A prominent international human rights coalition has issued an urgent appeal condemning what it describes as escalating acts of intimidation, smear campaigns, and judicial harassment targeting the Socio-Economic Rights and Accountability Project (SERAP).
The intervention comes in the wake of the civil society group’s persistent demands for transparency and accountability regarding alleged corruption within the Nigerian National Petroleum Company Limited.
The Observatory for the Protection of Human Rights Defenders, a joint initiative of the International Federation for Human Rights and the World Organisation Against Torture, raised alarms over a recent High Court judgment penalising the anti-corruption watchdog.
On May 5, 2026, Justice Yusuf Halilu of the High Court of the Federal Capital Territory found the organisation liable for defamation, ordering it to pay 100 million naira in damages to two officials of the Department of State Services.
The lawsuit stemmed from a social media post in September 2024 detailing an unauthorised and unannounced visit by secret service agents to the group’s Abuja office, which occurred shortly after the organisation publicised criticisms of national petrol price hikes.
Although the advocacy group filed a Notice of Appeal and an application for a stay of execution on May 8, 2026, the international coalition reports that the pressure on the organisation has intensified.
The group continues to face coordinated smear campaigns through state-sponsored media outlets and protests demanding compliance with the judgment despite the pending legal appeal.

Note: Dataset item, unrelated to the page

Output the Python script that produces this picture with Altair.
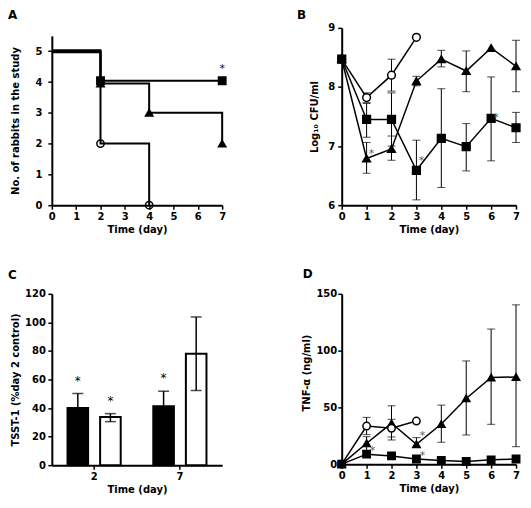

Furthermore, members of the advocacy team have reportedly received threatening messages from individuals believed to be linked to state security apparatuses, creating a chilling atmosphere that has left several staff members hesitant to return to the office out of fear of arbitrary arrest or detention.
The international rights coalition strongly condemned the weaponisation of defamation laws, characterizing the legal proceedings as a Strategic Lawsuit Against Public Participation designed to silence civic expression and hinder legitimate human rights monitoring.
The coalition noted that the ongoing targeting of the prominent watchdog, which recently filed another lawsuit against the national oil company over un-accounted expenditures totaling 5.9 billion naira, threatens to undermine the constitutional rights to freedom of expression and association across the country.
In its global appeal, the Observatory formally urged federal authorities to guarantee the physical and psychological safety of the advocacy group’s staff and ensure a fair, impartial appeal process.
The coalition called for an immediate cessation of all state-backed harassment against civil rights defenders and whistleblowers, while demanding that the government launch a thorough, independent investigation into the underlying allegations of fiscal mismanagement within the national petroleum sector.